The underlying laws of James Croll’s theory weren’t revisited until 1920, when Serbian scientist Milutin Milankovitch ran the calculations again. He estimated the energy received from the sun at various latitudes over the last 650,000 years based on orbital eccentricity, precession and obliquity (see the diagram above). He found that periods with cool summers coincided almost perfectly with the last four Alpine glaciations – and these findings were published in 1924, in a work by Wladimir Köppen and Alfred Wegener. Milankovitch’s theory was the opposite of what James Croll had predicted: glaciation wasn’t triggered by high eccentricity creating very cold winters, but by low eccentricity creating cool summers, reducing the amount of glacier melting each year.

However, scientists in the mid-twentieth century still weren’t keen on the astronomical theory. It was only widely accepted in 1976, following the work of James Hayes and others, who found evidence for changes in climate in a number of independent proxy records. This was 50 years after Milankovitch’s initial publication, and 10 years after his death – and it was a staggering 112 years after James Croll’s theory was published. These days, the concept of astronomical climate forcing is widely accepted, to the point where it is taught in schools. We refer to these changes as “Milankovitch cycles”.

Important ideas left behind

To me, one of the most important aspects of James Croll’s work was his appreciation of climate feedbacks. He knew that “although an increase of eccentricity could have no direct tendency to lower the temperature… it might bring into operation physical agents which would produce this effect.” The idea of runaway positive feedback is a crucial concept for climate science.

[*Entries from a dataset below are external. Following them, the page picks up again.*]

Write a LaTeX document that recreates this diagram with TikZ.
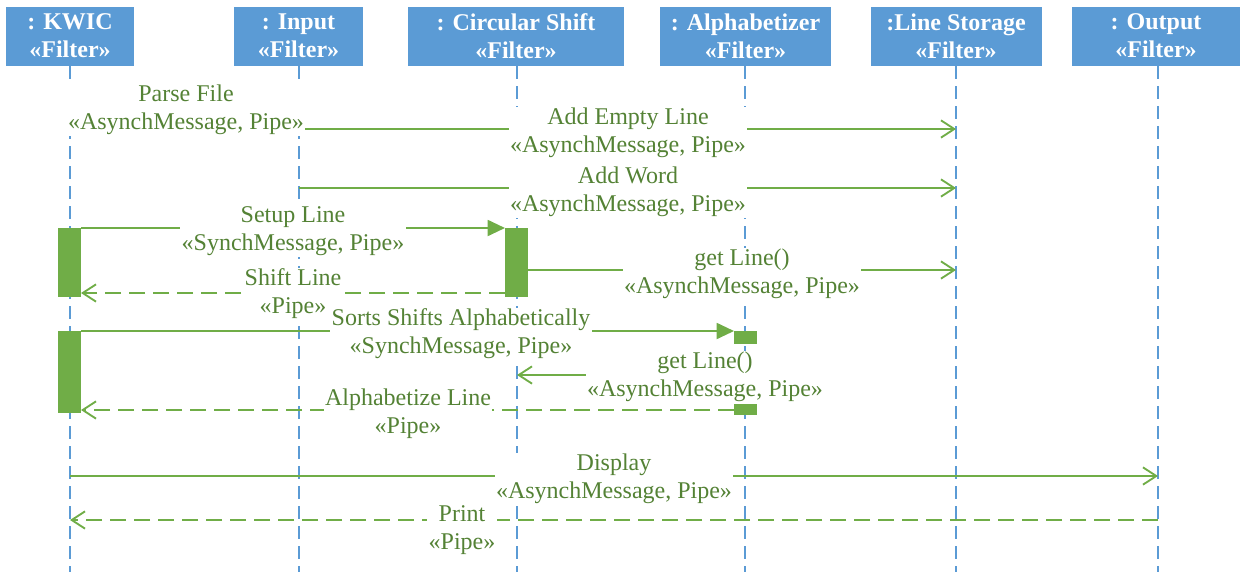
\documentclass[tikz,border=0pt]{standalone}
\usepackage{fontspec}
\setmainfont{Liberation Serif}
\usetikzlibrary{arrows.meta}

\definecolor{headblue}{HTML}{5B9BD5}
\definecolor{msggreen}{HTML}{70AD47}
\definecolor{txtgreen}{HTML}{548235}

\tikzset{
  head/.style={rectangle, fill=headblue, text=white, align=center,
    minimum height=44.25pt, inner sep=0pt, font=\bfseries\fontsize{18}{21}\selectfont},
  lifeline/.style={headblue, line width=1.1pt, dash pattern=on 10pt off 5pt},
  async/.style={msggreen, line width=1.4pt,
    -{Straight Barb[length=10pt,width=13pt,line width=1.4pt]}},
  sync/.style={msggreen, line width=1.4pt, -{Triangle[length=13pt,width=12pt]}},
  reply/.style={async, dash pattern=on 12pt off 6pt},
  msg/.style={fill=white, text=txtgreen, align=center, inner sep=1pt,
    font=\fontsize{18}{21}\selectfont},
  actbar/.style={rectangle, fill=msggreen, minimum width=17.25pt, inner sep=0pt}
}

\begin{document}
\begin{tikzpicture}[x=0.75pt,y=-0.75pt]
    \useasboundingbox (0,0) rectangle (1242,572);

    % Define lifeline heads
    \node[head, minimum width=96pt]     (kwic)   at (70,36)    {: KWIC\\«Filter»};
    \node[head, minimum width=96.75pt]  (input)  at (298.5,36) {: Input\\«Filter»};
    \node[head, minimum width=162pt]    (cshift) at (516,36)   {: Circular Shift\\«Filter»};
    \node[head, minimum width=128.25pt] (alpha)  at (745.5,36) {: Alphabetizer\\«Filter»};
    \node[head, minimum width=128.25pt] (lstore) at (956,36)   {:Line Storage\\«Filter»};
    \node[head, minimum width=126pt]    (output) at (1156,36)  {: Output\\«Filter»};

    % Draw lifelines
    \coordinate (kwicE)   at (70,572);
    \coordinate (inputE)  at (299,572);
    \coordinate (cshiftE) at (517,572);
    \coordinate (alphaE)  at (745,572);
    \coordinate (lstoreE) at (956,572);
    \coordinate (outputE) at (1158,572);
    \draw[lifeline] (70,66) -- (kwicE);
    \draw[lifeline] (299,66) -- (inputE);
    \draw[lifeline] (517,66) -- (cshiftE);
    \draw[lifeline] (745,66) -- (alphaE);
    \draw[lifeline] (956,66) -- (lstoreE);
    \draw[lifeline] (1158,66) -- (outputE);

    % Define message end points
    \coordinate (ae1) at (299,129);  \coordinate (ae2) at (956,129);
    \coordinate (aw1) at (299,188);  \coordinate (aw2) at (956,188);
    \coordinate (su1) at (81,228);   \coordinate (su2) at (505,228);
    \coordinate (gl1) at (528,270);  \coordinate (gl2) at (956,270);
    \coordinate (sl1) at (505,293);  \coordinate (sl2) at (81,293);
    \coordinate (ss1) at (81,331);   \coordinate (ss2) at (734,331);
    \coordinate (gm1) at (745,375);  \coordinate (gm2) at (517,375);
    \coordinate (al1) at (734,410);  \coordinate (al2) at (81,410);
    \coordinate (dp1) at (70,476);   \coordinate (dp2) at (1158,476);
    \coordinate (pr1) at (1158,520); \coordinate (pr2) at (70,520);

    % Draw messages
    \draw[async] (ae1) -- (ae2);
    \draw[async] (aw1) -- (aw2);
    \draw[sync]  (su1) -- (su2);
    \draw[async] (gl1) -- (gl2);
    \draw[reply] (sl1) -- (sl2);
    \draw[sync]  (ss1) -- (ss2);
    \draw[async] (gm1) -- (gm2);
    \draw[reply] (al1) -- (al2);
    \draw[async] (dp1) -- (dp2);
    \draw[reply] (pr1) -- (pr2);

    % Add message labels
    \node[msg] (parseL) at (186,110) {Parse File\\«AsynchMessage, Pipe»};
    \node[msg] (emptyL) at (628,133) {Add Empty Line\\«AsynchMessage, Pipe»};
    \node[msg] (wordL)  at (628,192) {Add Word\\«AsynchMessage, Pipe»};
    \node[msg] (setupL) at (293,231) {Setup Line\\«SynchMessage, Pipe»};
    \node[msg] (getL)   at (742,274) {get Line()\\«AsynchMessage, Pipe»};
    \node[msg] (shiftL) at (293,294) {Shift Line\\«Pipe»};
    \node[msg] (sortL)  at (461,334) {Sorts Shifts Alphabetically\\«SynchMessage, Pipe»};
    \node[msg] (getL2)  at (705,377) {get Line()\\«AsynchMessage, Pipe»};
    \node[msg] (alphL)  at (408,414) {Alphabetize Line\\«Pipe»};
    \node[msg] (dispL)  at (614,479) {Display\\«AsynchMessage, Pipe»};
    \node[msg] (printL) at (462,530) {Print\\«Pipe»};

    % Draw activation bars
    \node[actbar, minimum height=51.75pt] (kwicA)   at (69.5,262.5)  {};
    \node[actbar, minimum height=51.75pt] (cshiftA) at (516.5,262.5) {};
    \node[actbar, minimum height=61.5pt]  (kwicB)   at (69.5,372)    {};
    \node[actbar, minimum height=9.75pt]  (alphaA)  at (745.5,337.5) {};
    \node[actbar, minimum height=8.25pt]  (alphaB)  at (745.5,409.5) {};
  \end{tikzpicture}
\end{document}
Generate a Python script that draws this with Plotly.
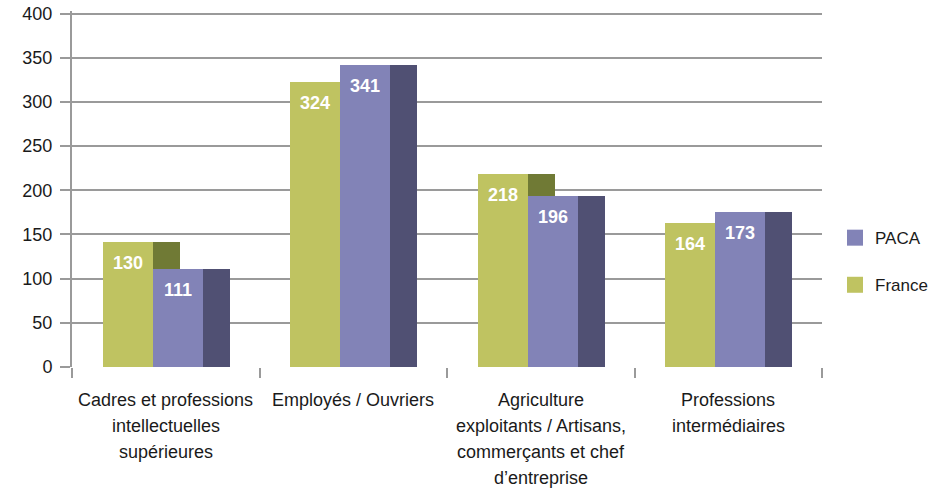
import plotly.graph_objects as go

category_lines = [
    ["Cadres et professions", "intellectuelles", "supérieures"],
    ["Employés / Ouvriers"],
    ["Agriculture", "exploitants / Artisans,", "commerçants et chef", "d’entreprise"],
    ["Professions", "intermédiaires"],
]
# bar heights as drawn in the picture
france_values = [141, 323, 219, 163]
paca_values = [111, 342, 194, 175]
# value labels printed on the bars
france_labels = ["130", "324", "218", "164"]
paca_labels = ["111", "341", "196", "173"]
y_ticks = [0, 50, 100, 150, 200, 250, 300, 350, 400]

FONT = "Liberation Sans, Arial, sans-serif"
GRID = "#9a9a9a"
TXT = "#1a1a1a"

x = list(range(len(category_lines)))
front_w = 0.266
side_w = 0.144
off_green = -0.3356
off_paca = off_green + front_w

fig = go.Figure()

def add_bar(vals, offset, width, color):
    fig.add_trace(go.Bar(
        x=x, y=vals, offset=offset, width=width,
        marker=dict(color=color, line=dict(width=0)),
        showlegend=False, hoverinfo="skip",
    ))

add_bar(france_values, off_green, front_w, "#bfc361")
add_bar(france_values, off_green + front_w, side_w, "#707a35")
add_bar(paca_values, off_paca, front_w, "#8283b7")
add_bar(paca_values, off_paca + front_w, side_w, "#505073")

# legend entries (PACA first, then France)
for name, color, grp in [("PACA", "#8283b7", "g1"), ("France", "#bfc361", "g2")]:
    fig.add_trace(go.Scatter(
        x=[None], y=[None], mode="markers", name=name, legendgroup=grp,
        marker=dict(symbol="square", size=16, color=color),
    ))

annotations = []
for i in x:
    annotations.append(dict(
        x=i + off_green + front_w / 2, y=france_values[i], xref="x", yref="y",
        text=france_labels[i], showarrow=False, yshift=-21, yanchor="middle",
        font=dict(family=FONT, size=18, color="white", weight="bold"),
    ))
    annotations.append(dict(
        x=i + off_paca + front_w / 2, y=paca_values[i], xref="x", yref="y",
        text=paca_labels[i], showarrow=False, yshift=-21, yanchor="middle",
        font=dict(family=FONT, size=18, color="white", weight="bold"),
    ))
    for k, line in enumerate(category_lines[i]):
        annotations.append(dict(
            x=i, y=0, xref="x", yref="y", text=line, showarrow=False,
            yanchor="middle", yshift=-(33 + 26 * k), align="center",
            font=dict(family=FONT, size=18, color=TXT),
        ))

fig.update_layout(
    width=943, height=490, autosize=False,
    margin=dict(l=72, r=120, t=11, b=123),
    paper_bgcolor="white", plot_bgcolor="white",
    barmode="overlay", bargap=0,
    font=dict(family=FONT, size=18, color=TXT),
    annotations=annotations,
    showlegend=True,
    legend=dict(
        x=1.016, xanchor="left", y=0.296, yanchor="middle",
        traceorder="grouped", tracegroupgap=22,
        font=dict(family=FONT, size=17, color=TXT),
        bgcolor="rgba(0,0,0,0)",
    ),
    hovermode=False,
)
fig.update_xaxes(
    range=[-0.5, 3.5], tickvals=[-0.5, 0.5, 1.5, 2.5, 3.5], ticktext=["", "", "", "", ""],
    ticks="outside", ticklen=10, tickwidth=2, tickcolor=GRID,
    showgrid=False, zeroline=False, showline=False, automargin=False,
)
fig.update_yaxes(
    range=[0, 403], tickvals=y_ticks, ticks="outside", ticklen=10, tickwidth=2,
    tickcolor=GRID, showgrid=True, gridcolor=GRID, gridwidth=2,
    showline=True, linecolor=GRID, linewidth=2, zeroline=False, automargin=False,
    tickfont=dict(family=FONT, size=18, color=TXT), ticklabelstandoff=4,
)

fig.write_html(
    "out.html",
    config={"displayModeBar": False, "staticPlot": True},
    post_script="document.body.style.margin='0';document.body.style.overflow='hidden';",
)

Unfortunately, Croll’s name and ideas were quickly forgotten. Perhaps this was due to him entering the scientific sphere relatively late, or due to his reserved nature and dislike of scientific showmanship. It wouldn’t surprise me if he felt like an outsider, having only made it into a university as a janitor, and coming from a working class background. People didn’t see the value of his work, and he had nobody to promote his ideas after he died. Had people only investigated his theories sooner, we might have understood the fragility of our climate before it was too late.

In summary…

Croll was a visionary. He was the first to unite geology and astronomy in a convincing manner (literally uniting heaven and Earth), and even if he got some things wrong, his ideas were well ahead of their time. Nowadays, the concept of positive feedback is pretty mainstream, with the discovery of climate “tipping points” making headlines. I think it’s a real shame that James Croll’s name has been lost to history.

Happy reading, and have a lovely week!

(NOTE: James Croll’s book, Climate and Time, is available for free online. His 1864 paper, on the other hand, is available to rent for an entirely reasonable and ethical £45 for 48 hours, courtesy of the benevolent Taylor and Francis. Where does the money go? Who knows. James Croll certainly could have done with it in the 1880s.)